**WRITTEN PROBLEM**
Copy exactly the lines from the start of the material through the line with "years = [d.year for d in months]". Pictures stay out of the copy.

**SOURCE DATA**

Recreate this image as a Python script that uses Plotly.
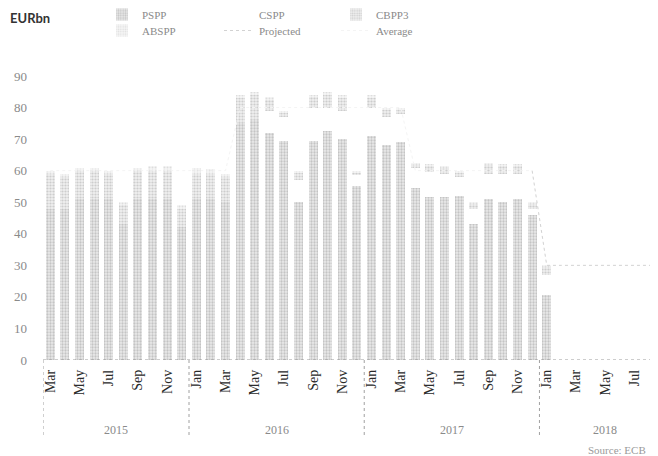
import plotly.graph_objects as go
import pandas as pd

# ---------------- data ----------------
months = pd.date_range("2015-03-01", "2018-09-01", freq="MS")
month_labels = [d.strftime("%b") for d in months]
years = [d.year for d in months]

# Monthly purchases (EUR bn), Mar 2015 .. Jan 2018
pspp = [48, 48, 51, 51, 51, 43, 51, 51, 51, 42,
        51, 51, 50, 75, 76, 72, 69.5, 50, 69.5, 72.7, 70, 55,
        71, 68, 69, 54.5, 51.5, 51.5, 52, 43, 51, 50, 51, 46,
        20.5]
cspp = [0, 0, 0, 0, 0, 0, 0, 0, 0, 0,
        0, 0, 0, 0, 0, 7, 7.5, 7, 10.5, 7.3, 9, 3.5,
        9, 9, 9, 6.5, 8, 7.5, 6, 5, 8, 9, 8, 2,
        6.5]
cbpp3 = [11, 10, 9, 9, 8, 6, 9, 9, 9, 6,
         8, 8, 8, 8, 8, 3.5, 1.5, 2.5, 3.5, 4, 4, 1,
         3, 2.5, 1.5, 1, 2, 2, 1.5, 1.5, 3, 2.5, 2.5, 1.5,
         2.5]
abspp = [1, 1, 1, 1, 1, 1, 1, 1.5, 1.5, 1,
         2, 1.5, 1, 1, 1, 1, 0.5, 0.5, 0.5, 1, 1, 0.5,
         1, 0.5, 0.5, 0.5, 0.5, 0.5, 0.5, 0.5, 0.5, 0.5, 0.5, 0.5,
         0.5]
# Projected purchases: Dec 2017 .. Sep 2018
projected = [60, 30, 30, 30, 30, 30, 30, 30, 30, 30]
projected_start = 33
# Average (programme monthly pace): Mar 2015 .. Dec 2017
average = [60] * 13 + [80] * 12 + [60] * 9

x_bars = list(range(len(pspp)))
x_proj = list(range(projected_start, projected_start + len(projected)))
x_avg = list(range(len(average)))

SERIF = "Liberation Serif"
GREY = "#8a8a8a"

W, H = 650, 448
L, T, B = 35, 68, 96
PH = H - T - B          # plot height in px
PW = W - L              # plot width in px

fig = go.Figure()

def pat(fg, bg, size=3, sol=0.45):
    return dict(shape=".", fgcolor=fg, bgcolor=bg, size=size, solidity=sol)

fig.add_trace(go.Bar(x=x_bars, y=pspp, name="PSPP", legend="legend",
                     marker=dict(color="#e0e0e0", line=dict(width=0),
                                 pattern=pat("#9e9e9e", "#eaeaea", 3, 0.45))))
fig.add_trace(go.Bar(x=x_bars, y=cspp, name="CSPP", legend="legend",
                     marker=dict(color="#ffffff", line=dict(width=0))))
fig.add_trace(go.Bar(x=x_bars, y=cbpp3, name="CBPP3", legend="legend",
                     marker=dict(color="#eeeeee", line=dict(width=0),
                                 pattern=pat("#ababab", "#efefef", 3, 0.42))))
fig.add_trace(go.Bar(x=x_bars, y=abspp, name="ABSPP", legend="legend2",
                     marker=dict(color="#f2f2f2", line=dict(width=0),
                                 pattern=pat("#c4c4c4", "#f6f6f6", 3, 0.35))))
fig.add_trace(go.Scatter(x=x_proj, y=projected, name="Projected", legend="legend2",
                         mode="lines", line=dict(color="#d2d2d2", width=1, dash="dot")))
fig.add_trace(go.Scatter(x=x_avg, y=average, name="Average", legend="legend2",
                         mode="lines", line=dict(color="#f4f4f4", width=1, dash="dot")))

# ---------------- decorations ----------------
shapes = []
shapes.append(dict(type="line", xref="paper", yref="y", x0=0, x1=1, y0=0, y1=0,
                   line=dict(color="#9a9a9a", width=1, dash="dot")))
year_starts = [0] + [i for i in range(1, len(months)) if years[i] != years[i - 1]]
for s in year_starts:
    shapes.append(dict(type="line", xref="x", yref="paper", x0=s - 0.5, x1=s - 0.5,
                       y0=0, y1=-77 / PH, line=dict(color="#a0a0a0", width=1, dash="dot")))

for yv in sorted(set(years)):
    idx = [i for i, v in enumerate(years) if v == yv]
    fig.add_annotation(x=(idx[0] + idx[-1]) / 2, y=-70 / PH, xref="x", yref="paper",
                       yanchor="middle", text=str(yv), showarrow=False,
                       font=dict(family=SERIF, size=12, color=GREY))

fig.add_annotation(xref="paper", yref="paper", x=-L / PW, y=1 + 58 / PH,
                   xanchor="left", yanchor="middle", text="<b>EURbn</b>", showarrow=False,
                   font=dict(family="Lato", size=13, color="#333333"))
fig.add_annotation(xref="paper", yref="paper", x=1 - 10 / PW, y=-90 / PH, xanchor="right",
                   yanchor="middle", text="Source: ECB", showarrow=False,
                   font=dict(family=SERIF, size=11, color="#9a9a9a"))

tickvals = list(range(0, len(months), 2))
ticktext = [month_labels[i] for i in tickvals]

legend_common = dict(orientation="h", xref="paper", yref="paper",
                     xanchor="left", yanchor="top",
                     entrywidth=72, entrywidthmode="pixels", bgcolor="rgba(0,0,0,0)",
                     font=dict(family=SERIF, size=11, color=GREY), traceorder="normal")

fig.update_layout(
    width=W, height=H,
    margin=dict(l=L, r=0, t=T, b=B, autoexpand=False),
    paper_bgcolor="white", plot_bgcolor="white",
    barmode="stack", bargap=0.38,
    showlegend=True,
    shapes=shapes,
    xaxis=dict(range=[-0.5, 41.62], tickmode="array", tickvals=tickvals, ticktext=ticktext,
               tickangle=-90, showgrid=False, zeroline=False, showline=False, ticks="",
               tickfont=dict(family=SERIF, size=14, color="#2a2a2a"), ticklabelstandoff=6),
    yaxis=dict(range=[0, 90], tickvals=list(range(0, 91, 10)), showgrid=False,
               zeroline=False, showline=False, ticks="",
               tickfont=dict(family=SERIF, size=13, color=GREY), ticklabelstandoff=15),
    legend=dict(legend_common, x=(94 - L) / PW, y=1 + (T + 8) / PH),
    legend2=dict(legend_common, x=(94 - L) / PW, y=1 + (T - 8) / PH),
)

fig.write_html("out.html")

**ANSWER FOR THE TASK**
Recreate this image as a Python script that uses Plotly.
import plotly.graph_objects as go
import pandas as pd

# ---------------- data ----------------
months = pd.date_range("2015-03-01", "2018-09-01", freq="MS")
month_labels = [d.strftime("%b") for d in months]
years = [d.year for d in months]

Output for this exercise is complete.